## STATED PROBLEM
Reproduce exactly the run of lines from the one containing "Clone this chart in Plotly." through the one containing "x_ticks = [0, 500, 1000, 1500, 2000, 2500]". Pictures do not belong in the copy.

• • • • • • •

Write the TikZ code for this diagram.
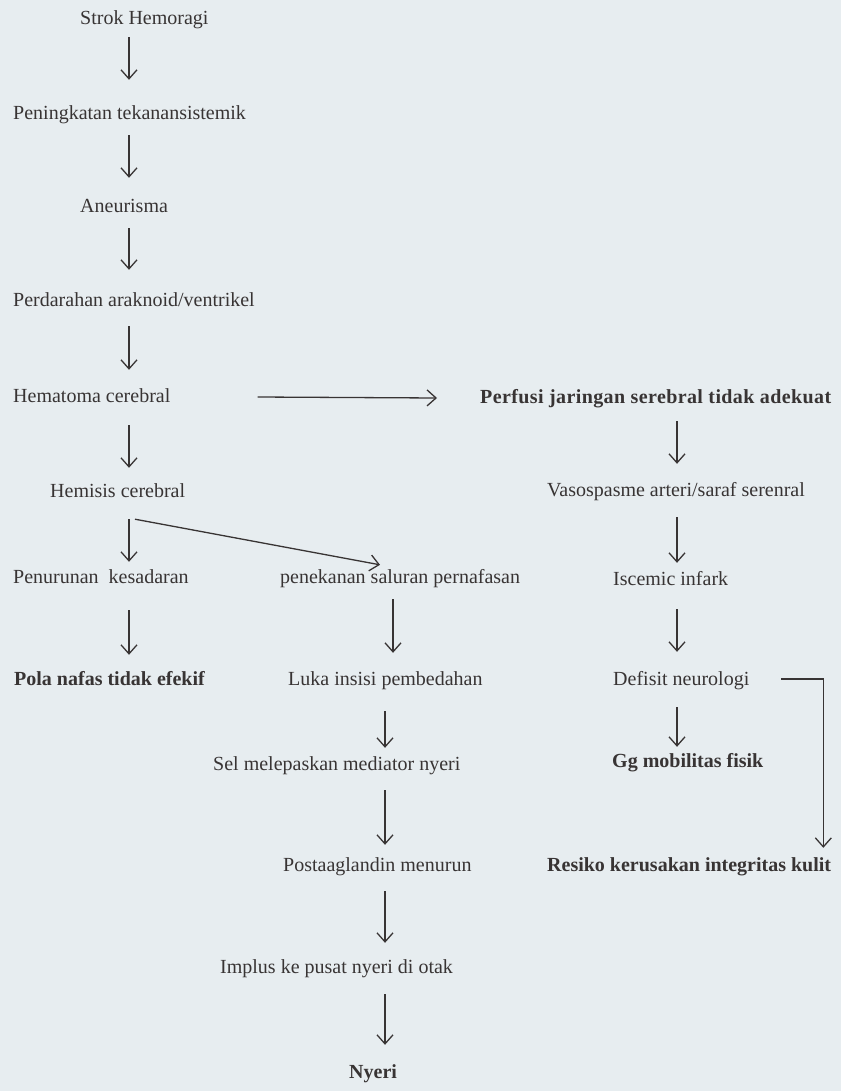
\documentclass[tikz,border=0pt]{standalone}
\usepackage{fontspec}
\setmainfont{Liberation Serif}
\usetikzlibrary{arrows.meta}
\definecolor{paper}{RGB}{231,237,240}
\definecolor{ink}{RGB}{56,52,52}
\tikzset{
  lbl/.style={anchor=west, inner sep=0pt, text=ink, font=\fontsize{20}{24}\selectfont, text height=14pt, text depth=4pt},
  blbl/.style={lbl, font=\fontsize{20}{24}\selectfont\bfseries},
  arr/.style={draw=ink, line width=1.3pt, -{Straight Barb[length=9pt,width=16pt,line width=1.3pt]}}
}
\begin{document}
\begin{tikzpicture}[x=1pt,y=-1pt]
\fill[paper] (0,0) rectangle (841,1091);
\useasboundingbox (0,0) rectangle (841,1091);
\coordinate (colA) at (129,0);
\coordinate (colB) at (385,0);
\coordinate (colC) at (677,0);
% left column
\node[lbl] (strok) at (80,20) {Strok Hemoragi};
\node[lbl] (pen) at (13,115) {Peningkatan tekanansistemik};
\node[lbl] (aneu) at (80,208) {Aneurisma};
\node[lbl] (perd) at (13,301) {Perdarahan araknoid/ventrikel};
\node[lbl] (hema) at (13,397) {Hematoma cerebral};
\node[lbl] (hemi) at (50,492) {Hemisis cerebral};
\node[lbl] (penu) at (13,578) {Penurunan\ \ kesadaran};
\node[blbl] (pola) at (14,680) {Pola nafas tidak efekif};
% middle column
\node[lbl] (pene) at (280,578) {penekanan saluran pernafasan};
\node[lbl] (luka) at (288,680) {Luka insisi pembedahan};
\node[lbl] (sel) at (213,765) {Sel melepaskan mediator nyeri};
\node[lbl] (post) at (283,866) {Postaaglandin menurun};
\node[lbl] (impl) at (220,968) {Implus ke pusat nyeri di otak};
\node[blbl] (nyeri) at (349,1073) {Nyeri};
% right column
\node[blbl] (perf) at (480,398) {\addfontfeature{LetterSpace=2}Perfusi jaringan serebral tidak adekuat};
\node[lbl] (vaso) at (547,491) {Vasospasme arteri/saraf serenral};
\node[lbl] (isc) at (613,580) {Iscemic infark};
\node[lbl] (def) at (613,680) {Defisit neurologi};
\node[blbl] (gg) at (612,762) {Gg mobilitas fisik};
\node[blbl] (res) at (547,866) {Resiko kerusakan integritas kulit};
% left arrows
\draw[arr] ([yshift=-8pt]strok.south -| colA) -- ([yshift=26pt]pen.north -| colA);
\draw[arr] ([yshift=-11pt]pen.south -| colA) -- ([yshift=21pt]aneu.north -| colA);
\draw[arr] ([yshift=-11pt]aneu.south -| colA) -- ([yshift=22pt]perd.north -| colA);
\draw[arr] ([yshift=-16pt]perd.south -| colA) -- ([yshift=18pt]hema.north -| colA);
\draw[arr] ([yshift=-19pt]hema.south -| colA) -- ([yshift=15pt]hemi.north -| colA);
\draw[arr] ([yshift=-18pt]hemi.south -| colA) -- ([yshift=7pt]penu.north -| colA);
\draw[arr] ([xshift=6pt,yshift=-18pt]hemi.south -| colA) -- ([xshift=100pt,yshift=4pt]pene.north west);
\draw[arr] ([yshift=-23pt]penu.south -| colA) -- ([yshift=16pt]pola.north -| colA);
% horizontal
\draw[arr] ([xshift=87pt]hema.east) -- ([xshift=-43pt]perf.west);
% middle arrows
\draw[arr] ([xshift=8pt,yshift=-12pt]pene.south -| colB) -- ([xshift=8pt,yshift=18pt]luka.north -| colB);
\draw[arr] ([yshift=-22pt]luka.south -| colB) -- ([yshift=8pt]sel.north -| colB);
\draw[arr] ([yshift=-16pt]sel.south -| colB) -- ([yshift=12pt]post.north -| colB);
\draw[arr] ([yshift=-16pt]post.south -| colB) -- ([yshift=16pt]impl.north -| colB);
\draw[arr] ([yshift=-17pt]impl.south -| colB) -- ([yshift=19pt]nyeri.north -| colB);
% right arrows
\draw[arr] ([yshift=-14pt]perf.south -| colC) -- ([yshift=18pt]vaso.north -| colC);
\draw[arr] ([yshift=-17pt]vaso.south -| colC) -- ([yshift=8pt]isc.north -| colC);
\draw[arr] ([yshift=-20pt]isc.south -| colC) -- ([yshift=19pt]def.north -| colC);
\draw[arr] ([yshift=-18pt]def.south -| colC) -- ([yshift=6pt]gg.north -| colC);
\draw[arr] ([xshift=32pt,yshift=1pt]def.east) -| ([xshift=-8pt,yshift=9pt]res.north east);
\end{tikzpicture}
\end{document}
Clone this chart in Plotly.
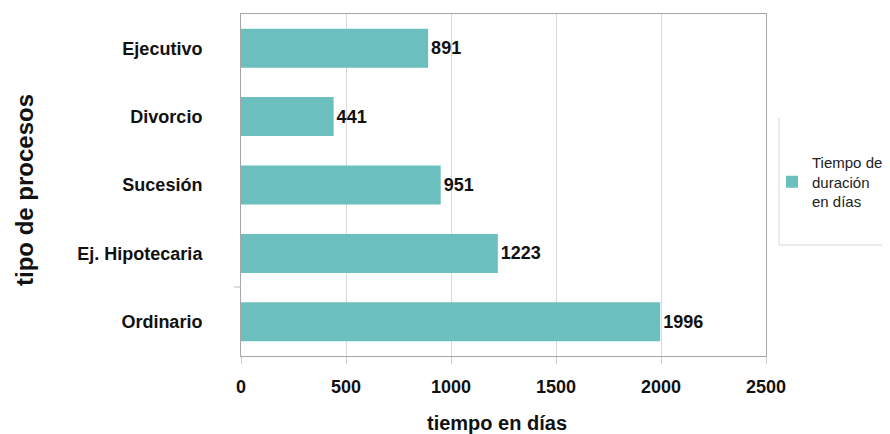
import plotly.graph_objects as go

categorias = ["Ordinario", "Ej. Hipotecaria", "Sucesión", "Divorcio", "Ejecutivo"]
dias = [1996, 1223, 951, 441, 891]
serie = "Tiempo de<br>duración<br>en días"
x_ticks = [0, 500, 1000, 1500, 2000, 2500]

FONT = "Liberation Sans, Arial, sans-serif"
BAR = "#6bbfbe"
INK = "#111111"

# The page body has an 8px margin, so figure coordinates = reference px - 8
OFF = 8
W, H = 890 - OFF, 434 - OFF
plot_l, plot_r, plot_t, plot_b = 241 - OFF, 766 - OFF, 14 - OFF, 356 - OFF


def px_x(px):
    return (px - OFF - plot_l) / (plot_r - plot_l)


def px_y(py):
    return (plot_b - (py - OFF)) / (plot_b - plot_t)


fig = go.Figure()
fig.add_trace(go.Bar(
    y=categorias, x=dias, orientation="h",
    marker=dict(color=BAR, line=dict(width=0)),
    width=0.57,
    name=serie,
    texttemplate="<b>%{x}</b>",
    textposition="outside",
    textfont=dict(family=FONT, size=18, color=INK),
    cliponaxis=False,
    showlegend=True,
))

fig.update_layout(
    width=W, height=H,
    margin=dict(l=plot_l, r=W - plot_r, t=plot_t, b=H - plot_b, autoexpand=False),
    paper_bgcolor="white", plot_bgcolor="white",
    font=dict(family=FONT, size=15, color=INK),
    legend=dict(
        xref="container", yref="container",
        x=(772 - OFF) / W, xanchor="left", y=1 - (182 - OFF) / H, yanchor="middle",
        borderwidth=0, bgcolor="rgba(0,0,0,0)",
        font=dict(family=FONT, size=15, color="#222222"),
        itemsizing="constant", itemwidth=30,
    ),
    xaxis=dict(
        range=[0, 2500], tickvals=x_ticks, ticktext=["<b>%d</b>" % t for t in x_ticks],
        showgrid=True, gridcolor="#d9d9d9", gridwidth=1,
        showline=True, linecolor="#a6a6a6", linewidth=1, mirror=True,
        ticks="outside", ticklen=7, tickcolor="#cccccc",
        tickfont=dict(family=FONT, size=18, color=INK),
        ticklabelstandoff=7,
        zeroline=False, automargin=False,
    ),
    yaxis=dict(
        categoryorder="array", categoryarray=categorias,
        ticktext=["<b>%s</b>" % c for c in categorias], tickvals=categorias,
        showline=True, linecolor="#a6a6a6", linewidth=1, mirror=True,
        showgrid=False, ticks="",
        tickfont=dict(family=FONT, size=18, color=INK),
        ticklabelstandoff=34, automargin=False,
    ),
    annotations=[
        dict(text="<b>tiempo en días</b>", xref="paper", yref="paper",
             x=px_x(497), y=px_y(410), xanchor="center", yanchor="top", showarrow=False,
             font=dict(family=FONT, size=20, color=INK)),
        dict(text="<b>tipo de procesos</b>", xref="paper", yref="paper",
             x=px_x(24), y=px_y(190), xanchor="center", yanchor="middle", showarrow=False,
             textangle=-90, font=dict(family=FONT, size=24, color=INK)),
    ],
)
fig.add_shape(type="line", xref="paper", yref="paper",
              x0=px_x(779), x1=px_x(779), y0=px_y(118), y1=px_y(245),
              line=dict(color="#d6d6d6", width=1))
fig.add_shape(type="line", xref="paper", yref="paper",
              x0=px_x(779), x1=px_x(892), y0=px_y(245), y1=px_y(245),
              line=dict(color="#d6d6d6", width=1))
fig.add_shape(type="line", xref="paper", yref="paper",
              x0=px_x(234), x1=px_x(241), y0=px_y(287), y1=px_y(287),
              line=dict(color="#bbbbbb", width=1))

fig.write_html("out.html")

• • • • • • •

## THE COMPLETED TASK
Clone this chart in Plotly.
import plotly.graph_objects as go

categorias = ["Ordinario", "Ej. Hipotecaria", "Sucesión", "Divorcio", "Ejecutivo"]
dias = [1996, 1223, 951, 441, 891]
serie = "Tiempo de<br>duración<br>en días"
x_ticks = [0, 500, 1000, 1500, 2000, 2500]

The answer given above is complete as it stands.